Can't Resolve Racing I'm getting random, different outputs...

I’m trying to implement a matrix orthonormalization algorithm. There’s no problem with small matrices but I’m getting weired outputs with larger inputs. I suppose this is due to some racing but I have considered everything to avoid any memory hazard. Threads in my algorithm need to modify the input matrix (a global variable). So I use __threadfence() to flush and make sure every other thread gets the new values. But still, although I have tried to consider everything, I get wrong results sometimes.
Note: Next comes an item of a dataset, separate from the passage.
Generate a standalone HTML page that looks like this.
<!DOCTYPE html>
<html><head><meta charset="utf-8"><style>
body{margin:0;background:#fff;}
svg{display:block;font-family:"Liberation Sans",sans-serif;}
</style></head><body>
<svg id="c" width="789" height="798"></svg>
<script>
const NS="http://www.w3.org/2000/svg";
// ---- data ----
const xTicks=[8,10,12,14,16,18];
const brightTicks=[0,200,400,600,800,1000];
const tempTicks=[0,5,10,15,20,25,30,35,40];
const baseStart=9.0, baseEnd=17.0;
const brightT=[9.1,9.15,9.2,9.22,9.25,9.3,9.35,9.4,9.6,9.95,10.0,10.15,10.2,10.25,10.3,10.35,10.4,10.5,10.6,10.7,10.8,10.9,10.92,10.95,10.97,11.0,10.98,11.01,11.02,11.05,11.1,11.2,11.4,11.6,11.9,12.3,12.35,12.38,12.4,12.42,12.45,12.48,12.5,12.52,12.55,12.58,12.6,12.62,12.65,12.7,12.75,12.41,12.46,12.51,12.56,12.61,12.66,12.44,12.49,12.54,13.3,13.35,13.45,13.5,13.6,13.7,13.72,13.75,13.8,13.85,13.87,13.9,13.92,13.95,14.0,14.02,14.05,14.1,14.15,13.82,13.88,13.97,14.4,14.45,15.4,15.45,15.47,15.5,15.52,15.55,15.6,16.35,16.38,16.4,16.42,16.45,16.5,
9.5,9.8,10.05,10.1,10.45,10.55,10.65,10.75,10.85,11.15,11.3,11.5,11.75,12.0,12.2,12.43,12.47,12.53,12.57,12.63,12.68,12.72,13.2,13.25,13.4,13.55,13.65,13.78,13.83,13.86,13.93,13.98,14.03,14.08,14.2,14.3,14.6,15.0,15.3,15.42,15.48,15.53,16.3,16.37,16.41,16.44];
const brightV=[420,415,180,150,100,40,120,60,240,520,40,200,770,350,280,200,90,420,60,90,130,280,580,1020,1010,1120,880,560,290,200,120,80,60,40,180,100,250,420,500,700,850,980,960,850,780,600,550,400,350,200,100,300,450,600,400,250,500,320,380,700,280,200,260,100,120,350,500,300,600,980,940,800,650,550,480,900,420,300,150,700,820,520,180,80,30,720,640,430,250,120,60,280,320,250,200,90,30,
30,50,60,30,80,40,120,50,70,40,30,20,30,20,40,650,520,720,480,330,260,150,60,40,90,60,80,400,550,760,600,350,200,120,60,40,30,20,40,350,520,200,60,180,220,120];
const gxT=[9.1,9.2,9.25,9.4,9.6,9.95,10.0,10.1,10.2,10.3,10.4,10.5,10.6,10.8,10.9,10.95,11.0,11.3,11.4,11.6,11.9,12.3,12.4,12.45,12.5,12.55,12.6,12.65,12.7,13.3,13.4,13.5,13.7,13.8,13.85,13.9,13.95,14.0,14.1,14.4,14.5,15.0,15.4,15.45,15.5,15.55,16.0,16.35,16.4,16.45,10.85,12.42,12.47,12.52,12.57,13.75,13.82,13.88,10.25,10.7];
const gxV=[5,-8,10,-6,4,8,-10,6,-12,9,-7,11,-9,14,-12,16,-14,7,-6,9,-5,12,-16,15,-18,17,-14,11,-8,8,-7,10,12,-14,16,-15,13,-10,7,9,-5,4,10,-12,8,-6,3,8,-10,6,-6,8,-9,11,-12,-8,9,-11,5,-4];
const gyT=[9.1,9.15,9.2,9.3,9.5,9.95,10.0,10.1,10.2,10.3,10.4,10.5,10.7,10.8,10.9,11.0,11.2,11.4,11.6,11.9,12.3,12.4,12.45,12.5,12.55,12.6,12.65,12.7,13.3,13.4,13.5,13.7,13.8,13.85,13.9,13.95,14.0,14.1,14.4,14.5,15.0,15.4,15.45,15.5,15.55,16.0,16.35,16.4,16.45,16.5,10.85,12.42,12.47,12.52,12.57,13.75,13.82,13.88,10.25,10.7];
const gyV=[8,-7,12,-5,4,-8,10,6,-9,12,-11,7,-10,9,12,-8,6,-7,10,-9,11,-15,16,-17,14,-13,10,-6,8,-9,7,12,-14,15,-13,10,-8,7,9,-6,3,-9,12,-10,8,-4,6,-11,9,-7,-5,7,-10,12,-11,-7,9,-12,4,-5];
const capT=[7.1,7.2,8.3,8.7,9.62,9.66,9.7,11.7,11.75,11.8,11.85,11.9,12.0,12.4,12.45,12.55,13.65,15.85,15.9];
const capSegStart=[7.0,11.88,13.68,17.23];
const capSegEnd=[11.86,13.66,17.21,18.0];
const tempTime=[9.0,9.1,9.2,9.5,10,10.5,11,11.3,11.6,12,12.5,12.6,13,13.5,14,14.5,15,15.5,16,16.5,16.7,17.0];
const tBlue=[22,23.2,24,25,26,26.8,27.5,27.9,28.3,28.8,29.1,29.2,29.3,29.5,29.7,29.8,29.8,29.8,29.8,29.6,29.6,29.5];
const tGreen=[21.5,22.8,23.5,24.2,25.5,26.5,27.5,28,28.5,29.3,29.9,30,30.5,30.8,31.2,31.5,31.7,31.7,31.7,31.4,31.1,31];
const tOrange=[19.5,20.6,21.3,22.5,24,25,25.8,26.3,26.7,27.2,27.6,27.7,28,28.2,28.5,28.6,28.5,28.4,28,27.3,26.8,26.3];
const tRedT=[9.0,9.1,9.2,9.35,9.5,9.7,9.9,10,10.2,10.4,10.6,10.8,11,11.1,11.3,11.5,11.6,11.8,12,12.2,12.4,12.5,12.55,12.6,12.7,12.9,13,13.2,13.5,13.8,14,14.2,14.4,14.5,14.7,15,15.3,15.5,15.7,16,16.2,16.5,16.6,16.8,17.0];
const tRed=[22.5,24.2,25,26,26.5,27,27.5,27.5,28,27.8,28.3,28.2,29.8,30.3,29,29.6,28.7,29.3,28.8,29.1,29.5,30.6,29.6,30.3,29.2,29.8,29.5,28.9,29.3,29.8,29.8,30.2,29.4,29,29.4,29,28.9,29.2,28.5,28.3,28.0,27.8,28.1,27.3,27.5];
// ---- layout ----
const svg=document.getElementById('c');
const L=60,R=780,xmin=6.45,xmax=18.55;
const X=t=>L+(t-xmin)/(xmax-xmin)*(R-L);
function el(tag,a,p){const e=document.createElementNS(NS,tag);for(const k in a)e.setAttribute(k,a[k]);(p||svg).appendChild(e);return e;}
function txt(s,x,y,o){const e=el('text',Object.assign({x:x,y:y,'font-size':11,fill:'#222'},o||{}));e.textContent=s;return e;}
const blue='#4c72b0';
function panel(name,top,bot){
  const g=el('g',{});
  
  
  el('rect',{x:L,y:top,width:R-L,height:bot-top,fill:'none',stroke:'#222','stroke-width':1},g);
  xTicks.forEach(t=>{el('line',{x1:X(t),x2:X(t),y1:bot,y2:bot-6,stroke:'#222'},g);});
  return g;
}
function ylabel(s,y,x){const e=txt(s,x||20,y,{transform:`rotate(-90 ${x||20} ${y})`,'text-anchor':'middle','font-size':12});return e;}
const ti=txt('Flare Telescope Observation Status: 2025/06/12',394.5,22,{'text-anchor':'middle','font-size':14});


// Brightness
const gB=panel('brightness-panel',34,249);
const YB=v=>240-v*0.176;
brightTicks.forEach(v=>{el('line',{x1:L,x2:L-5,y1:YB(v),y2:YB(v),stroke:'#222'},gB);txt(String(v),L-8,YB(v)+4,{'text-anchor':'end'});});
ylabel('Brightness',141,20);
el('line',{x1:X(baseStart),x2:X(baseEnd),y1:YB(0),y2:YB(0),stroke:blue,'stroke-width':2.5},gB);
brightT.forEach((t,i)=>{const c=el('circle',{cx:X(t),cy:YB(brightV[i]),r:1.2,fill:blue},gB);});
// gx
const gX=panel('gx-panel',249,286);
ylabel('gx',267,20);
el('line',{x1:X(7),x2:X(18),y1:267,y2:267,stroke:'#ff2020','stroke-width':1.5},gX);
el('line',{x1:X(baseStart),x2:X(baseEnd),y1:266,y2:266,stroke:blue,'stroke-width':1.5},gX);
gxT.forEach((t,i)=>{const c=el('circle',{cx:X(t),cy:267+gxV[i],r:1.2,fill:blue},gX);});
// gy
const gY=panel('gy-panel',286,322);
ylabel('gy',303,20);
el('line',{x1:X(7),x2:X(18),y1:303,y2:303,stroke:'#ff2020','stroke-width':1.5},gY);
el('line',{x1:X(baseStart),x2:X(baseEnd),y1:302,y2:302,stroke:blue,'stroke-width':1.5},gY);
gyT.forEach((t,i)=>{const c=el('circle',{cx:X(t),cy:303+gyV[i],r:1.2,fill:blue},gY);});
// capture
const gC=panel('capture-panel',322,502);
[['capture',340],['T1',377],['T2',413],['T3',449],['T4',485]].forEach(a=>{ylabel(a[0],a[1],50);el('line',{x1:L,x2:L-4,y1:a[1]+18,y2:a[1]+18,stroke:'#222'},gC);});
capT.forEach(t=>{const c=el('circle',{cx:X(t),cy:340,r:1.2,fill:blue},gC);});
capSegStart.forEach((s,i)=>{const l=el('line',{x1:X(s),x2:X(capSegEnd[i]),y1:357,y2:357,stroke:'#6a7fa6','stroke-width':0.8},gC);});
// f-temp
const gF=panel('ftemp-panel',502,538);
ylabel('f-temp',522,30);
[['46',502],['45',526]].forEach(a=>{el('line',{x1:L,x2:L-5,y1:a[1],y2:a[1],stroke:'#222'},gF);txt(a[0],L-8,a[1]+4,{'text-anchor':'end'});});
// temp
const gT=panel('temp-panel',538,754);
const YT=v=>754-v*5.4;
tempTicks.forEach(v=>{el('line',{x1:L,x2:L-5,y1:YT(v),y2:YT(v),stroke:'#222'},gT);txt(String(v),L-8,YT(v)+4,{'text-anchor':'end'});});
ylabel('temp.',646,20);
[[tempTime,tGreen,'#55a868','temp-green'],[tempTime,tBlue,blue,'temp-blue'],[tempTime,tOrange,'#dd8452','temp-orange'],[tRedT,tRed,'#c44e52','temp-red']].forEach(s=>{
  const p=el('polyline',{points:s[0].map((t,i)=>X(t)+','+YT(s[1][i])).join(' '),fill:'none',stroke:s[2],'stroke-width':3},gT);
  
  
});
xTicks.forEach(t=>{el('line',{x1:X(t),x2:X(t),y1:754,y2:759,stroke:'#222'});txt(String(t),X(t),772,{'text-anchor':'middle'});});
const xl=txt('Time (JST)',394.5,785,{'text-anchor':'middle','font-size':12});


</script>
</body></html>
It produces the right answer most of the time though. Last time I tested, I got 11 correct results out of 15 times of running the application.

Here is the kernel code:

#include <math.h>

/*

The following function implements the stabilized Gram–Schmidt orthonormalization.
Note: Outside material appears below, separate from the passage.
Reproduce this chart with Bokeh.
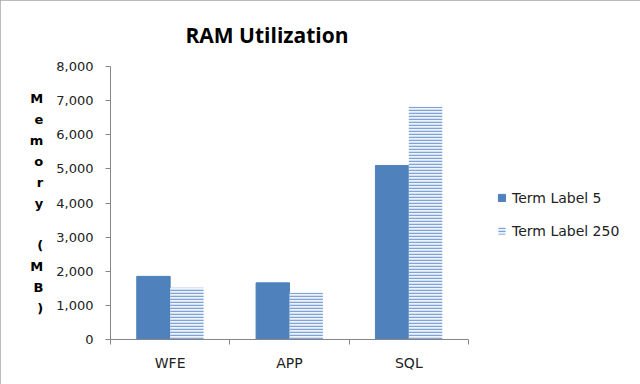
import numpy as np
from bokeh.plotting import figure
from bokeh.models import (Range1d, FixedTicker, NumeralTickFormatter, Legend, LegendItem,
                          ColumnDataSource)
from bokeh.embed import file_html
from bokeh.resources import INLINE

categories = ["WFE", "APP", "SQL"]
term_label_5 = [1850, 1660, 5100]
term_label_250 = [1520, 1370, 6820]
y_ticks = [0, 1000, 2000, 3000, 4000, 5000, 6000, 7000, 8000]
series_names = ["Term Label 5", "Term Label 250"]
title_text = "RAM Utilization"
y_title = "Memory (MB)"

FONT = "DejaVu Sans"
BLUE = "#4F81BD"
GRAY = "#868686"

n = len(categories)
idx = np.arange(n)
src = ColumnDataSource(dict(
    x5=idx + 0.5 - 0.14, x250=idx + 0.5 + 0.14,
    t5=term_label_5, t250=term_label_250,
))

# frame spans to the right edge so the legend can sit inside it; the axis is bounded to the categories
p = figure(width=640, height=384, output_backend="svg", toolbar_location=None,
           x_range=Range1d(0, n * 522 / 358), y_range=Range1d(0, 8000),
           min_border_left=110, min_border_right=8, min_border_top=66, min_border_bottom=45)
p.outline_line_color = None
p.xgrid.grid_line_color = None
p.ygrid.grid_line_color = None
p.background_fill_color = "white"
p.border_fill_color = "white"
p.styles = {"outline": "1px solid #A6A6A6", "outline-offset": "-1px"}

# title
p.title.text = title_text
p.title.text_font = "Open Sans"
p.title.text_font_size = "21px"
p.title.text_font_style = "bold"
p.title.text_color = "black"
p.title.align = "left"
p.title.offset = 75
p.title.standoff = 35

r5 = p.vbar(x="x5", top="t5", width=0.28, source=src, fill_color=BLUE, line_color=BLUE)
r250 = p.vbar(x="x250", top="t250", width=0.28, source=src, fill_color="#EEF3FA",
              line_color=None, hatch_pattern="horizontal_line", hatch_color="#7FA3D6",
              hatch_scale=3, hatch_weight=1.5)

# y axis
ya = p.yaxis[0]
ya.ticker = FixedTicker(ticks=y_ticks, minor_ticks=[])
ya.formatter = NumeralTickFormatter(format="0,0")
ya.axis_line_color = GRAY
ya.major_tick_line_color = GRAY
ya.major_tick_out = 5
ya.major_tick_in = 0
ya.major_label_standoff = 12
ya.major_label_text_font = FONT
ya.major_label_text_font_size = "13px"
ya.major_label_text_color = "#222222"
ya.axis_label = "\n".join(y_title)
ya.axis_label_orientation = "horizontal"
ya.axis_label_text_font = FONT
ya.axis_label_text_font_size = "13px"
ya.axis_label_text_font_style = "bold"
ya.axis_label_text_color = "black"
ya.axis_label_text_align = "center"
ya.axis_label_text_line_height = 1.4
ya.axis_label_standoff = 10

# x axis
xa = p.xaxis[0]
xa.bounds = (0, n)
xa.ticker = FixedTicker(ticks=list(idx + 0.5), minor_ticks=list(range(n + 1)))
xa.major_label_overrides = {float(i + 0.5): c for i, c in enumerate(categories)}
xa.axis_line_color = GRAY
xa.major_tick_line_color = None
xa.major_tick_out = 0
xa.major_tick_in = 0
xa.minor_tick_line_color = GRAY
xa.minor_tick_out = 5
xa.minor_tick_in = 0
xa.major_label_standoff = 10
xa.major_label_text_font = FONT
xa.major_label_text_font_size = "14px"
xa.major_label_text_color = "#222222"

legend = Legend(items=[LegendItem(label=series_names[0], renderers=[r5]),
                       LegendItem(label=series_names[1], renderers=[r250])],
                location=(387, 100), padding=0, margin=0, spacing=16,
                glyph_width=9, glyph_height=9, label_height=17, label_standoff=6,
                border_line_color=None, background_fill_alpha=0,
                label_text_font=FONT, label_text_font_size="14px", label_text_color="#222222")
p.add_layout(legend, "center")

open("out.html", "w").write(file_html(p, INLINE))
Matrix "a" will contain the orthogonal matrix "Q" at the end.

*/

__device__ unsigned int flag = 0; // number of orthogonalized columns

__global__ void orthonormalize(float* a) {

	__shared__ float s[BLOCK_DIM];

	int tid = threadIdx.x;

	int idx = blockIdx.x * blockDim.x + tid;

	float me;

	int i = 0;

	while (i < blockIdx.x) {

		if (flag > i) {

			float vi = a[i * blockDim.x + tid];

	 		me = a[idx];

	 		s[tid] = vi * me;

	 		__syncthreads();

	 		int k = blockDim.x / 2;

 			while (k != 0) {

				if(tid < k)

					s[tid] += s[tid + k];

				__syncthreads();

				k /= 2;

			}

			if (blockDim.x % 2 != 0 && tid == 0)

				s[0] += s[blockDim.x - 1];

	 		__syncthreads();

	 		a[idx] -= s[0] * vi;

	 		__threadfence_block();

	 		i++;

		}

	}

	me = a[idx];

	s[tid] = me * me;

	__syncthreads();

	i = blockDim.x / 2;

	while (i != 0) {

		if(tid < i) {

			s[tid] += s[tid + i];

		}

		__syncthreads();

		i /= 2;

	}

	if (blockDim.x % 2 != 0 && tid == 0)

	{

		s[0] += s[blockDim.x - 1];

	}

	__syncthreads();

	a[idx] = me / sqrtf(s[0]);

	__threadfence();

	if (tid == 0) flag++;

	__threadfence();

}

I have also attached this kernel code along with a testing host code.

Any ideas what I’m missing?
orthonormalize.zip (1.34 KB)

I have not gone through your code…

__threadfence() dont guarantee block synchronization… If you are trying to schronize blocks, you are not going anywhere.

Yea I know that and I’m not trying to sync blocks. I use threadfence right after updating the global variable to make every thread read the new values from that point on.